─── Dataset extract

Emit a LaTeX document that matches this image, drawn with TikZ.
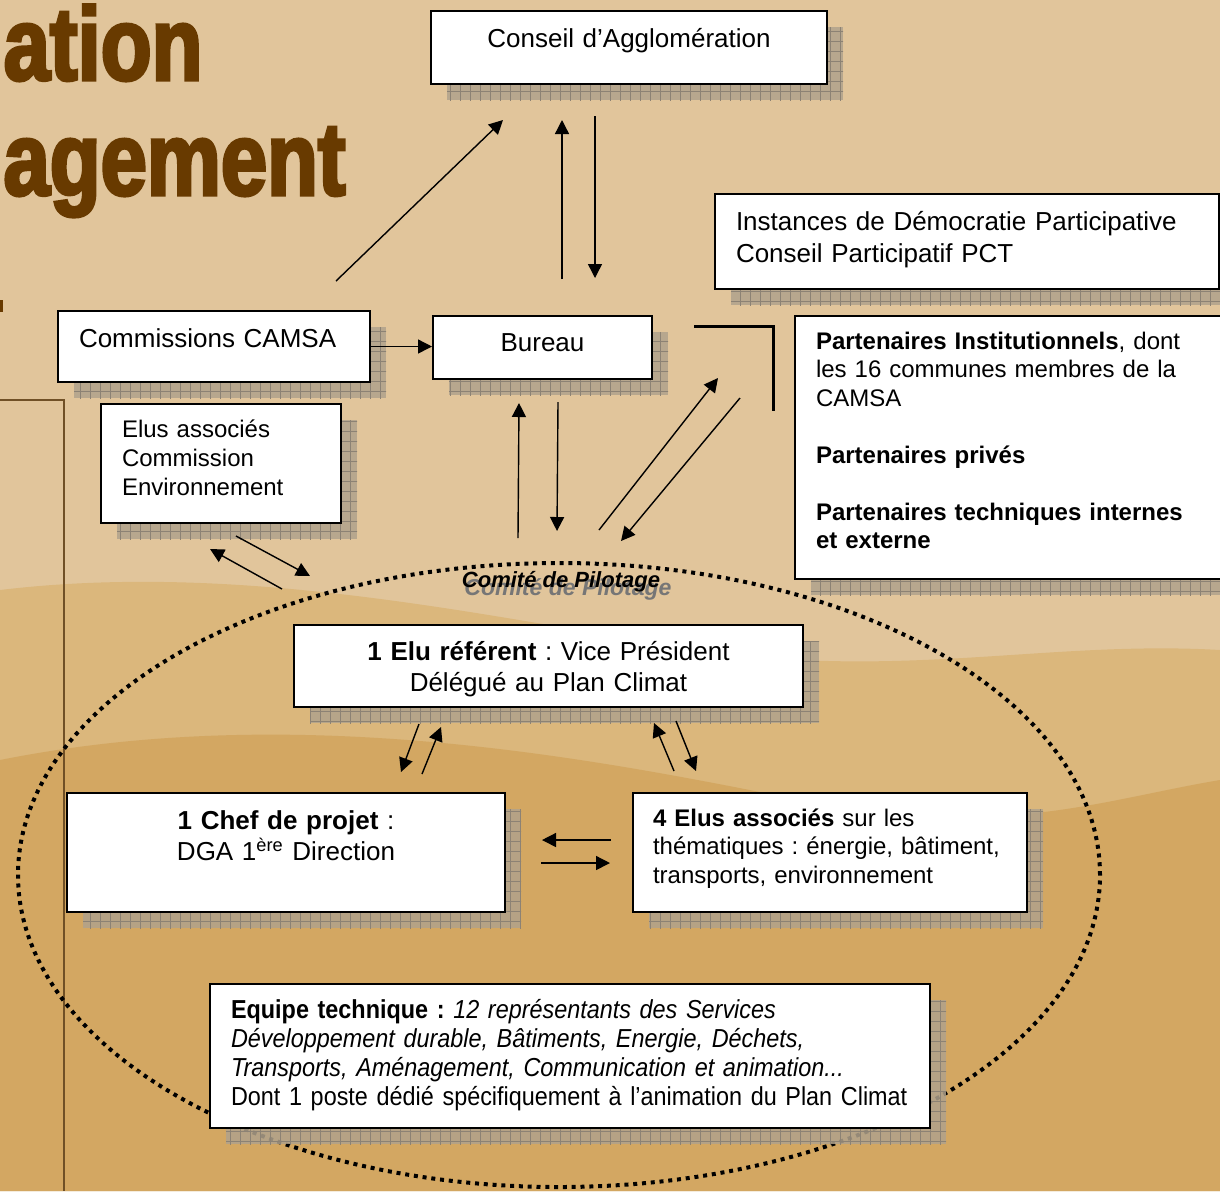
\documentclass[tikz,border=0pt]{standalone}
\usepackage{fontspec}
\setmainfont{Liberation Sans}
\newfontfamily\titrefont[FakeStretch=0.8, BoldFeatures={FakeBold=3}]{Liberation Sans}
\newfontfamily\etroitfont[FakeStretch=0.9]{Liberation Sans}
\frenchspacing
\usetikzlibrary{arrows.meta}
\usetikzlibrary{shapes.geometric}
\usetikzlibrary{patterns.meta}
\definecolor{fond}{RGB}{225,197,155}
\definecolor{sable}{RGB}{219,183,124}
\definecolor{sablefonce}{RGB}{211,167,98}
\definecolor{titrebrun}{RGB}{104,58,0}
\definecolor{cadre}{RGB}{112,80,38}
\definecolor{ombrefond}{RGB}{176,162,140}
\definecolor{ombretrait}{RGB}{140,130,116}
\tikzset{ombre/.style={preaction={fill=ombrefond, fill opacity=0.85, transform canvas={shift={(8pt,-8pt)}}},
    preaction={pattern={Hatch[angle=0, distance=5pt, line width=0.35pt]}, pattern color=ombretrait, transform canvas={shift={(8pt,-8pt)}}}}}
\tikzset{boite/.style={ombre, draw=black, line width=1pt, fill=white, inner ysep=0pt, anchor=north west}}
\tikzset{boitecentre/.style={boite, align=center, inner xsep=0pt}}
\tikzset{boitegauche/.style={boite, align=left, inner xsep=10.5pt}}
\tikzset{titre/.style={text=titrebrun, inner sep=0pt, anchor=base west, font=\titrefont\bfseries\fontsize{52}{56}\selectfont}}

\begin{document}
\begin{tikzpicture}[%
		x = 0.5pt, y = -0.5pt, % one unit = one pixel, y downwards
		> = {Triangle[length=7pt, width=7pt]}, % arrow head style
		line width = 0.7pt, % line style
		]
		
		\useasboundingbox (0,0) rectangle (1220,1191);
		\clip (0,0) rectangle (1220,1191);
		
		% Background
		\fill[fond] (0,0) rectangle (1220,1191);
		\fill[sable] (0,590) .. controls (250,560) and (500,620) .. (700,650) .. controls (900,680) and (1050,640) .. (1220,650) -- (1220,1191) -- (0,1191) -- cycle;
		\fill[sablefonce] (0,760) .. controls (300,700) and (600,760) .. (800,800) .. controls (1000,840) and (1100,800) .. (1220,780) -- (1220,1191) -- (0,1191) -- cycle;
		\draw[cadre, line width=0.8pt] (0,400) -- (64,400) -- (64,1191);
		\node[titre] (ation) at (3,80) {ation};
		\node[titre] (agement) at (-48,195) {nagement};
		\fill[titrebrun] (0,300) rectangle (3,312);
		
		% Comite de pilotage
		\node[ellipse, draw, line width=2pt, dash pattern=on 2pt off 2.4pt, inner sep=0pt,
		minimum width=541pt, minimum height=312pt] (comite) at (559,875) {};
		
		% Boxes
		\node[boitecentre, text width=198pt, text height=18pt, text depth=18.5pt, font=\fontsize{13}{16}\selectfont] (conseil) at (430,10) {Conseil d’Agglomération};
		\node[boitegauche, text width=231pt, text height=18pt, text depth=29.5pt, font=\fontsize{13}{16}\selectfont] (instances) at (714,193) {Instances de Démocratie Participative\\ Conseil Participatif PCT};
		\node[boitegauche, text width=135pt, text height=18pt, text depth=17.5pt, font=\fontsize{13}{16}\selectfont] (commissions) at (57,310) {Commissions CAMSA};
		\node[boitecentre, text width=109.5pt, text height=17.5pt, text depth=14pt, font=\fontsize{13}{16}\selectfont] (bureau) at (432,315) {Bureau};
		\node[boitegauche, text width=99pt, text height=16.5pt, text depth=43pt, font=\fontsize{12}{14.5}\selectfont] (elusassoc) at (100,403) {Elus associés\\ Commission\\ Environnement};
		\node[boitegauche, text width=194pt, text height=16.5pt, text depth=115pt, font=\fontsize{12}{14.25}\selectfont] (partenaires) at (794,315) {\textbf{Partenaires Institutionnels}, dont\\ les 16 communes membres de la\\ CAMSA\\[14.25pt] \textbf{Partenaires privés}\\[14.25pt] \textbf{Partenaires techniques internes}\\ \textbf{et externe}};
		\node[boitecentre, text width=254.5pt, text height=17.5pt, text depth=23.5pt, font=\fontsize{13}{15.5}\selectfont] (eluref) at (293,624) {\textbf{1 Elu référent} : Vice Président\\ Délégué au Plan Climat};
		\node[boitecentre, text width=219pt, text height=18pt, text depth=41.5pt, font=\fontsize{13}{15.5}\selectfont] (chef) at (66,792) {\textbf{1 Chef de projet} :\\ DGA 1\textsuperscript{ère} Direction};
		\node[boitegauche, inner xsep=10pt, text width=177pt, text height=16.5pt, text depth=43pt, font=\fontsize{12}{14.25}\selectfont] (quatre) at (632,792) {\textbf{4 Elus associés} sur les\\ thématiques : énergie, bâtiment,\\ transports, environnement};
		\node[boitegauche, text width=339pt, text height=17pt, text depth=55pt, font=\etroitfont\fontsize{13}{14.5}\selectfont] (equipe) at (209,983) {\textbf{Equipe technique :} \textit{12 représentants des Services}\\ \textit{Développement durable, Bâtiments, Energie, Déchets,}\\ \textit{Transports, Aménagement, Communication et animation...}\\ Dont 1 poste dédié spécifiquement à l’animation du Plan Climat};
		
		\node[anchor=base, inner sep=0pt, text={rgb,255:red,118;green,118;blue,118}, font=\fontsize{11.5}{13}\selectfont\bfseries\itshape] (comiteombre) at ([shift={(9,34)}]comite.north) {Comité de Pilotage};
		\node[anchor=base, inner sep=0pt, font=\fontsize{11}{13}\selectfont\bfseries\itshape] (comitetitre) at ([shift={(2,26)}]comite.north) {Comité de Pilotage};
		
		% Towards the Conseil
		\path[->] ([shift={(-35,-29)}]commissions.north east) edge ([shift={(73,35)}]conseil.south west);
		\path[->] ([shift={(19.5,-36)}]bureau.north) edge ([shift={(-67,35)}]conseil.south);
		\path[->] ([shift={(-34,31)}]conseil.south) edge ([shift={(52.5,-37)}]bureau.north);
		\path[->] (commissions.east) edge (commissions.east -| bureau.west);
		
		% Around the Comite
		\path[->] ([shift={(-41,-23)}]comite.north) edge ([shift={(-23.5,23)}]bureau.south);
		\path[->] ([shift={(15.5,22)}]bureau.south) edge ([shift={(-2,-30)}]comite.north);
		\path[->] ([shift={(40,-31)}]comite.north) edge ([shift={(-76,63)}]partenaires.north west);
		\path[->] ([shift={(-54,83)}]partenaires.north west) edge ([shift={(62,-20)}]comite.north);
		\path[->] ([shift={(-277,28)}]comite.north) edge ([shift={(-11,25)}]elusassoc.south);
		\path[->] ([shift={(15,12)}]elusassoc.south) edge ([shift={(-249,15)}]comite.north);
		\draw[line width=1.5pt] ([shift={(41,11)}]bureau.north east) -| ([shift={(-21,96)}]partenaires.north west);
		
		% Inside the Comite
		\path[->] ([shift={(126,16)}]eluref.south west) edge ([shift={(-105,-20)}]chef.north east);
		\path[->] ([shift={(-84,-18)}]chef.north east) edge ([shift={(148,19)}]eluref.south west);
		\path[->] ([shift={(42,-21)}]quatre.north west) edge ([shift={(105.5,15)}]eluref.south);
		\path[->] ([shift={(127.5,13)}]eluref.south) edge ([shift={(64,-21)}]quatre.north west);
		\path[->] ([shift={(-21,-12.5)}]quatre.west) edge ([shift={(36,-12.5)}]chef.east);
		\path[->] ([shift={(35,10.5)}]chef.east) edge ([shift={(-22,10.5)}]quatre.west);
		\end{tikzpicture}
\end{document}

──────

Your task: Reproduce all of the data exactly; the pictures do not belong in the copy.

Response:
Emit a LaTeX document that matches this image, drawn with TikZ.
\documentclass[tikz,border=0pt]{standalone}
\usepackage{fontspec}
\setmainfont{Liberation Sans}
\newfontfamily\titrefont[FakeStretch=0.8, BoldFeatures={FakeBold=3}]{Liberation Sans}
\newfontfamily\etroitfont[FakeStretch=0.9]{Liberation Sans}
\frenchspacing
\usetikzlibrary{arrows.meta}
\usetikzlibrary{shapes.geometric}
\usetikzlibrary{patterns.meta}
\definecolor{fond}{RGB}{225,197,155}
\definecolor{sable}{RGB}{219,183,124}
\definecolor{sablefonce}{RGB}{211,167,98}
\definecolor{titrebrun}{RGB}{104,58,0}
\definecolor{cadre}{RGB}{112,80,38}
\definecolor{ombrefond}{RGB}{176,162,140}
\definecolor{ombretrait}{RGB}{140,130,116}
\tikzset{ombre/.style={preaction={fill=ombrefond, fill opacity=0.85, transform canvas={shift={(8pt,-8pt)}}},
    preaction={pattern={Hatch[angle=0, distance=5pt, line width=0.35pt]}, pattern color=ombretrait, transform canvas={shift={(8pt,-8pt)}}}}}
\tikzset{boite/.style={ombre, draw=black, line width=1pt, fill=white, inner ysep=0pt, anchor=north west}}
\tikzset{boitecentre/.style={boite, align=center, inner xsep=0pt}}
\tikzset{boitegauche/.style={boite, align=left, inner xsep=10.5pt}}
\tikzset{titre/.style={text=titrebrun, inner sep=0pt, anchor=base west, font=\titrefont\bfseries\fontsize{52}{56}\selectfont}}

\begin{document}
\begin{tikzpicture}[%
		x = 0.5pt, y = -0.5pt, % one unit = one pixel, y downwards
		> = {Triangle[length=7pt, width=7pt]}, % arrow head style
		line width = 0.7pt, % line style
		]
		
		\useasboundingbox (0,0) rectangle (1220,1191);
		\clip (0,0) rectangle (1220,1191);
		
		% Background
		\fill[fond] (0,0) rectangle (1220,1191);
		\fill[sable] (0,590) .. controls (250,560) and (500,620) .. (700,650) .. controls (900,680) and (1050,640) .. (1220,650) -- (1220,1191) -- (0,1191) -- cycle;
		\fill[sablefonce] (0,760) .. controls (300,700) and (600,760) .. (800,800) .. controls (1000,840) and (1100,800) .. (1220,780) -- (1220,1191) -- (0,1191) -- cycle;
		\draw[cadre, line width=0.8pt] (0,400) -- (64,400) -- (64,1191);
		\node[titre] (ation) at (3,80) {ation};
		\node[titre] (agement) at (-48,195) {nagement};
		\fill[titrebrun] (0,300) rectangle (3,312);
		
		% Comite de pilotage
		\node[ellipse, draw, line width=2pt, dash pattern=on 2pt off 2.4pt, inner sep=0pt,
		minimum width=541pt, minimum height=312pt] (comite) at (559,875) {};
		
		% Boxes
		\node[boitecentre, text width=198pt, text height=18pt, text depth=18.5pt, font=\fontsize{13}{16}\selectfont] (conseil) at (430,10) {Conseil d’Agglomération};
		\node[boitegauche, text width=231pt, text height=18pt, text depth=29.5pt, font=\fontsize{13}{16}\selectfont] (instances) at (714,193) {Instances de Démocratie Participative\\ Conseil Participatif PCT};
		\node[boitegauche, text width=135pt, text height=18pt, text depth=17.5pt, font=\fontsize{13}{16}\selectfont] (commissions) at (57,310) {Commissions CAMSA};
		\node[boitecentre, text width=109.5pt, text height=17.5pt, text depth=14pt, font=\fontsize{13}{16}\selectfont] (bureau) at (432,315) {Bureau};
		\node[boitegauche, text width=99pt, text height=16.5pt, text depth=43pt, font=\fontsize{12}{14.5}\selectfont] (elusassoc) at (100,403) {Elus associés\\ Commission\\ Environnement};
		\node[boitegauche, text width=194pt, text height=16.5pt, text depth=115pt, font=\fontsize{12}{14.25}\selectfont] (partenaires) at (794,315) {\textbf{Partenaires Institutionnels}, dont\\ les 16 communes membres de la\\ CAMSA\\[14.25pt] \textbf{Partenaires privés}\\[14.25pt] \textbf{Partenaires techniques internes}\\ \textbf{et externe}};
		\node[boitecentre, text width=254.5pt, text height=17.5pt, text depth=23.5pt, font=\fontsize{13}{15.5}\selectfont] (eluref) at (293,624) {\textbf{1 Elu référent} : Vice Président\\ Délégué au Plan Climat};
		\node[boitecentre, text width=219pt, text height=18pt, text depth=41.5pt, font=\fontsize{13}{15.5}\selectfont] (chef) at (66,792) {\textbf{1 Chef de projet} :\\ DGA 1\textsuperscript{ère} Direction};
		\node[boitegauche, inner xsep=10pt, text width=177pt, text height=16.5pt, text depth=43pt, font=\fontsize{12}{14.25}\selectfont] (quatre) at (632,792) {\textbf{4 Elus associés} sur les\\ thématiques : énergie, bâtiment,\\ transports, environnement};
		\node[boitegauche, text width=339pt, text height=17pt, text depth=55pt, font=\etroitfont\fontsize{13}{14.5}\selectfont] (equipe) at (209,983) {\textbf{Equipe technique :} \textit{12 représentants des Services}\\ \textit{Développement durable, Bâtiments, Energie, Déchets,}\\ \textit{Transports, Aménagement, Communication et animation...}\\ Dont 1 poste dédié spécifiquement à l’animation du Plan Climat};
		
		\node[anchor=base, inner sep=0pt, text={rgb,255:red,118;green,118;blue,118}, font=\fontsize{11.5}{13}\selectfont\bfseries\itshape] (comiteombre) at ([shift={(9,34)}]comite.north) {Comité de Pilotage};
		\node[anchor=base, inner sep=0pt, font=\fontsize{11}{13}\selectfont\bfseries\itshape] (comitetitre) at ([shift={(2,26)}]comite.north) {Comité de Pilotage};
		
		% Towards the Conseil
		\path[->] ([shift={(-35,-29)}]commissions.north east) edge ([shift={(73,35)}]conseil.south west);
		\path[->] ([shift={(19.5,-36)}]bureau.north) edge ([shift={(-67,35)}]conseil.south);
		\path[->] ([shift={(-34,31)}]conseil.south) edge ([shift={(52.5,-37)}]bureau.north);
		\path[->] (commissions.east) edge (commissions.east -| bureau.west);
		
		% Around the Comite
		\path[->] ([shift={(-41,-23)}]comite.north) edge ([shift={(-23.5,23)}]bureau.south);
		\path[->] ([shift={(15.5,22)}]bureau.south) edge ([shift={(-2,-30)}]comite.north);
		\path[->] ([shift={(40,-31)}]comite.north) edge ([shift={(-76,63)}]partenaires.north west);
		\path[->] ([shift={(-54,83)}]partenaires.north west) edge ([shift={(62,-20)}]comite.north);
		\path[->] ([shift={(-277,28)}]comite.north) edge ([shift={(-11,25)}]elusassoc.south);
		\path[->] ([shift={(15,12)}]elusassoc.south) edge ([shift={(-249,15)}]comite.north);
		\draw[line width=1.5pt] ([shift={(41,11)}]bureau.north east) -| ([shift={(-21,96)}]partenaires.north west);
		
		% Inside the Comite
		\path[->] ([shift={(126,16)}]eluref.south west) edge ([shift={(-105,-20)}]chef.north east);
		\path[->] ([shift={(-84,-18)}]chef.north east) edge ([shift={(148,19)}]eluref.south west);
		\path[->] ([shift={(42,-21)}]quatre.north west) edge ([shift={(105.5,15)}]eluref.south);
		\path[->] ([shift={(127.5,13)}]eluref.south) edge ([shift={(64,-21)}]quatre.north west);
		\path[->] ([shift={(-21,-12.5)}]quatre.west) edge ([shift={(36,-12.5)}]chef.east);
		\path[->] ([shift={(35,10.5)}]chef.east) edge ([shift={(-22,10.5)}]quatre.west);
		\end{tikzpicture}
\end{document}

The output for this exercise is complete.